Carbon dioxide stays up in the atmosphere for 1,000 years. But we can target short-lived pollutants now to reduce some of the worst climate and health impacts. Haines called for targeting black carbon, methane, tropospheric ozone, and HFCs. “Regulating these gases can keep us well below a 2 degree Celsius increase.” Black carbon can be reduced with the distribution of clean cook stoves, which also cut back dangerous indoor air pollution. Cows are a major source of methane. In 1961, there were 2.4 billion of these ruminants; today, there are more than 3.8 billion of them. Encouraging a more vegetarian or vegan diet can reduce methane emissions without changing overall dietary profiles much. And methane from natural gas production and landfills can be easily captured and reused as fuel.
Forests are another important part of the solution. “Forests reduces air pollution, clean water, decrease malaria transmission and other disease risks,” while serving as important carbon sinks and sources of biodiversity. “We need to have stable forests to stay below a 2 degree increase.”
For the first time, carbon dioxide emissions have been flat the past two years, despite the fact that world economy grew, Gore said. “Carbon dioxide emissions are going to start to go down.
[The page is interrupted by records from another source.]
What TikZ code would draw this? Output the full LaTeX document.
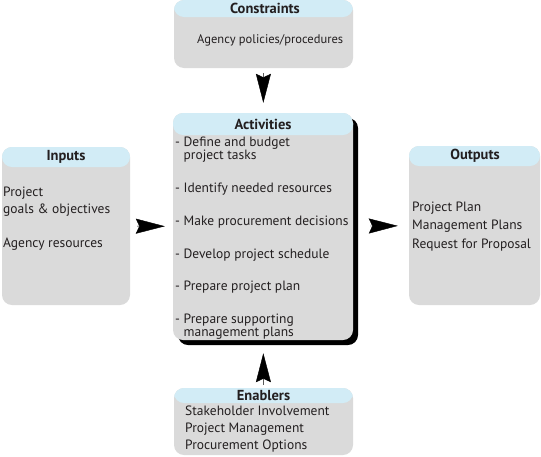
\documentclass[tikz,border=0pt]{standalone}
\usepackage{fontspec}
\setmainfont{PT Sans}
\usetikzlibrary{arrows.meta,shadows}

\definecolor{headblue}{RGB}{210,236,246}
\definecolor{bodygray}{RGB}{218,218,218}
\definecolor{inkblack}{RGB}{35,31,32}

\begin{document}
\begin{tikzpicture}[
    x=1pt, y=-1pt,
    box/.style={fill=bodygray, rounded corners=10pt, inner sep=0pt,
        path picture={\fill[headblue] (path picture bounding box.north west)
            rectangle ([yshift=-#1]path picture bounding box.north east);}},
    title/.style={font=\fontsize{14.5}{16}\selectfont\bfseries, text=inkblack, inner sep=0pt},
    body/.style={font=\fontsize{13.5}{17}\selectfont, text=inkblack, align=left, anchor=west, inner sep=0pt},
    item/.style={body, font=\fontsize{13.5}{13}\selectfont},
    flow/.style={-{Stealth[length=29pt, width=15pt, inset=3.5pt]}, line width=0.4pt}
]
\useasboundingbox (0,0) rectangle (541,456);

\node[box=17pt, minimum width=179pt, minimum height=68pt] at (263.5,34) (cons) {};
\node[box=22pt, minimum width=180pt, minimum height=227pt,
      drop shadow={shadow xshift=5pt, shadow yshift=-5pt, fill=black, opacity=1}] at (263,226.5) (act) {};
\node[box=20pt, minimum width=128pt, minimum height=158pt] at (66,226) (inp) {};
\node[box=20pt, minimum width=131pt, minimum height=159pt] at (474.5,225.5) (outp) {};
\node[box=15pt, minimum width=179pt, minimum height=67pt] at (263.5,421.5) (ena) {};

% box titles
\node[title] at (265,8.5) (constitle) {Constraints};
\node[title] at (263,124) (acttitle) {Activities};
\node[title] at (66,157) (inptitle) {Inputs};
\node[title] at (475,156) (outptitle) {Outputs};
\node[title] at (263.5,396) (enatitle) {Enablers};

% box contents
\node[body, font=\fontsize{12.5}{15}\selectfont] at (197,40) (constext) {Agency policies/procedures};

\node[item] at (175,149.5) (act1) {- Define and budget\\\hphantom{- }project tasks};
\node[item] at (175,189) (act2) {- Identify needed resources};
\node[item] at (175,222) (act3) {- Make procurement decisions};
\node[item] at (175,255) (act4) {- Develop project schedule};
\node[item] at (175,287) (act5) {- Prepare project plan};
\node[item] at (175,326.5) (act6) {- Prepare supporting\\\hphantom{- }management plans};

\node[body] at (3,201.5) (inp1) {Project\\goals \& objectives};
\node[body] at (3,244) (inp2) {Agency resources};

\node[body, font=\fontsize{13.5}{18.5}\selectfont] at (412,226.5) (outp1) {Project Plan\\Management Plans\\Request for Proposal};

\node[body] at (185,429) (ena1) {Stakeholder Involvement\\Project Management\\Procurement Options};

% arrows between boxes
\draw[flow, shorten <=5pt, shorten >=10pt] (cons) -- (act);
\draw[flow, shorten <=7pt, shorten >=8pt] (inp) -- (act);
\draw[flow, shorten <=17pt, shorten >=11pt] (act) -- (outp);
\draw[flow, shorten <=3pt, shorten >=13pt] (ena) -- (act);
\end{tikzpicture}
\end{document}
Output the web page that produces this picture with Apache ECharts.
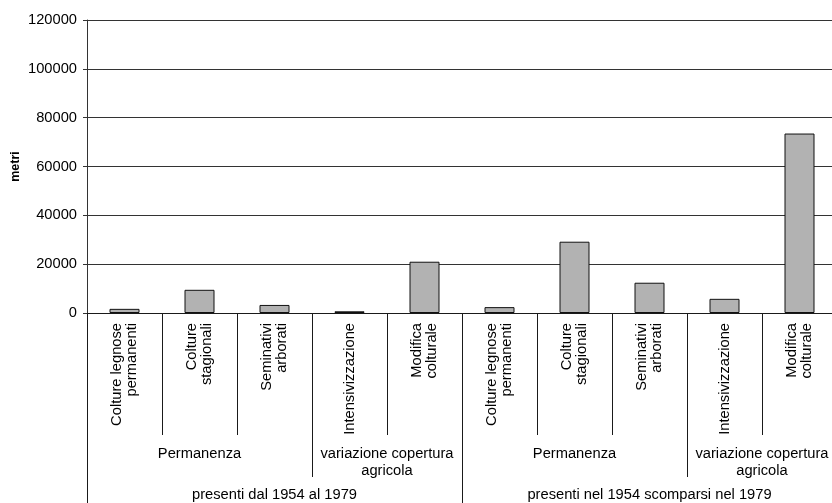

But we aren’t solving the crisis fast enough.”
For that to happen, Gore is pushing for more solar and wind capacity. He thinks renewable energy sources are good for the U.S. economy. “Solar jobs have grown 12 times, more than any other energy sector.” He also called for retrofitting buildings to make them more energy efficient. “Those jobs can’t be outsourced.” And as Haines explained, “cutting building-related CO2 emissions could prevent some 5,000 deaths” by reducing air pollution.
The UN Paris agreement to limit carbon emissions requires states to provide an update on their progress every five years. The idea is to use these five-year marks to ratchet up expectations and actions. Countries are already preparing for the first five-year mark in 2021, Gore said. Unfortunately, it’s unclear whether the Trump administration will continue to meet the obligations of the agreement.